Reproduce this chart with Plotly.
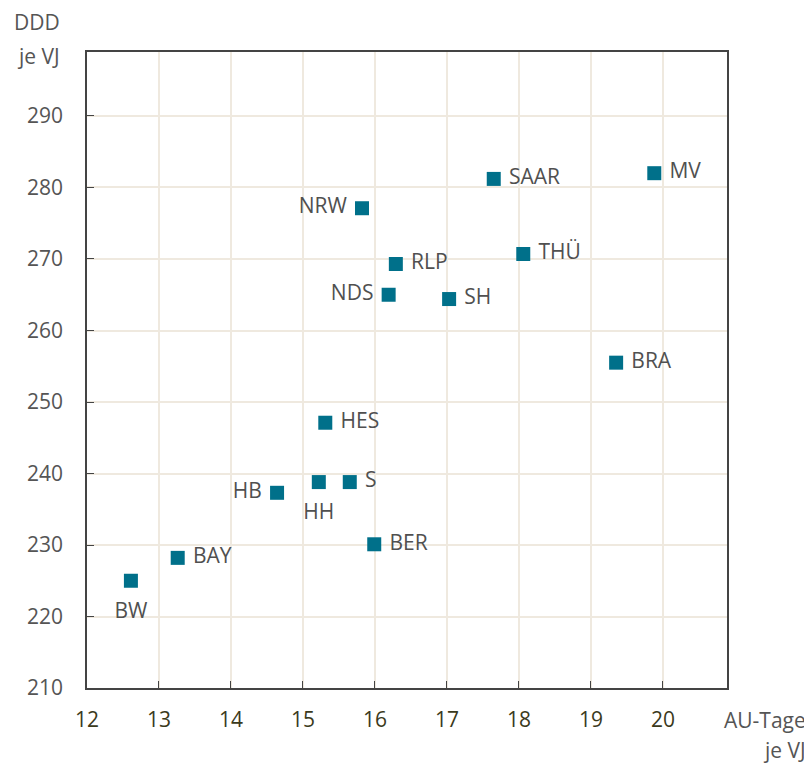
import plotly.graph_objects as go

laender = ["BW", "BAY", "HB", "HH", "S", "HES", "BER", "NDS", "RLP", "NRW", "SH", "SAAR", "THÜ", "BRA", "MV"]
au_tage = [12.61, 13.26, 14.64, 15.22, 15.65, 15.31, 15.99, 16.19, 16.29, 15.82, 17.03, 17.65, 18.06, 19.35, 19.88]
ddd = [225.0, 228.2, 237.3, 238.8, 238.8, 247.1, 230.1, 265.0, 269.3, 277.1, 264.4, 281.2, 270.7, 255.5, 282.0]
label_pos = ["bottom center", "middle right", "middle left", "bottom center", "middle right",
             "middle right", "middle right", "middle left", "middle right", "middle left",
             "middle right", "middle right", "middle right", "middle right", "middle right"]
x_ticks = [12, 13, 14, 15, 16, 17, 18, 19, 20]
y_ticks = [210, 220, 230, 240, 250, 260, 270, 280, 290]

FONT = "Open Sans"
FS = 21
fig = go.Figure()
side = [i for i, p in enumerate(label_pos) if p != "bottom center"]
below = [i for i, p in enumerate(label_pos) if p == "bottom center"]
# labels below the marker (larger invisible marker gives a larger offset)
fig.add_trace(go.Scatter(
    x=[au_tage[i] for i in below], y=[ddd[i] for i in below], mode="markers+text",
    text=[laender[i] for i in below], textposition="bottom center",
    textfont=dict(family=FONT, size=FS, color="#505050"),
    marker=dict(symbol="square", size=32, opacity=0),
    showlegend=False, cliponaxis=False, hoverinfo="skip",
))
fig.add_trace(go.Scatter(
    x=[au_tage[i] for i in side], y=[ddd[i] for i in side], mode="markers+text",
    text=[" " + laender[i] + " " for i in side],
    textposition=[label_pos[i] for i in side],
    textfont=dict(family=FONT, size=FS, color="#505050"),
    marker=dict(symbol="square", size=14, opacity=0),
    showlegend=False, cliponaxis=False, hoverinfo="skip",
))
fig.add_trace(go.Scatter(
    x=au_tage, y=ddd, mode="markers", text=laender,
    marker=dict(symbol="square", size=14, color="#00708a"),
    showlegend=False, cliponaxis=False,
))
axis_common = dict(showline=True, linecolor="#444444", linewidth=1.5, mirror=True,
                   showgrid=True, gridcolor="#efe9df", gridwidth=1.5, zeroline=False,
                   ticks="inside", ticklen=7, tickcolor="#444444")
fig.update_xaxes(range=[12, 20.89], tickvals=x_ticks,
                 tickfont=dict(family=FONT, size=FS, color="#3b3a1c"),
                 ticklabelstandoff=12, **axis_common)
fig.update_yaxes(range=[210, 298.95], tickvals=y_ticks,
                 tickfont=dict(family=FONT, size=FS, color="#555555"),
                 ticklabelstandoff=18, **axis_common)
ann_font = dict(family=FONT, size=FS, color="#555555")
for txt, x, y in [("DDD", -0.039, 1.0472), ("je VJ", -0.039, 0.9937),
                  ("AU-Tage", 1.1266, -0.0503), ("je VJ", 1.1266, -0.097)]:
    fig.add_annotation(text=txt, xref="paper", yref="paper", x=x, y=y,
                       xanchor="right", yanchor="middle", showarrow=False, font=ann_font)
fig.update_layout(width=804, height=756, margin=dict(l=79, r=85, t=44, b=76),
                  plot_bgcolor="white", paper_bgcolor="white")
fig.write_html("out.html")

——————————

Leave the pictures out and please restate exactly the lines running from the start of the material through the one with "y_ticks = [210, 220, 230, 240, 250, 260, 270, 280, 290]".

Reproduce this chart with Plotly.
import plotly.graph_objects as go

laender = ["BW", "BAY", "HB", "HH", "S", "HES", "BER", "NDS", "RLP", "NRW", "SH", "SAAR", "THÜ", "BRA", "MV"]
au_tage = [12.61, 13.26, 14.64, 15.22, 15.65, 15.31, 15.99, 16.19, 16.29, 15.82, 17.03, 17.65, 18.06, 19.35, 19.88]
ddd = [225.0, 228.2, 237.3, 238.8, 238.8, 247.1, 230.1, 265.0, 269.3, 277.1, 264.4, 281.2, 270.7, 255.5, 282.0]
label_pos = ["bottom center", "middle right", "middle left", "bottom center", "middle right",
             "middle right", "middle right", "middle left", "middle right", "middle left",
             "middle right", "middle right", "middle right", "middle right", "middle right"]
x_ticks = [12, 13, 14, 15, 16, 17, 18, 19, 20]
y_ticks = [210, 220, 230, 240, 250, 260, 270, 280, 290]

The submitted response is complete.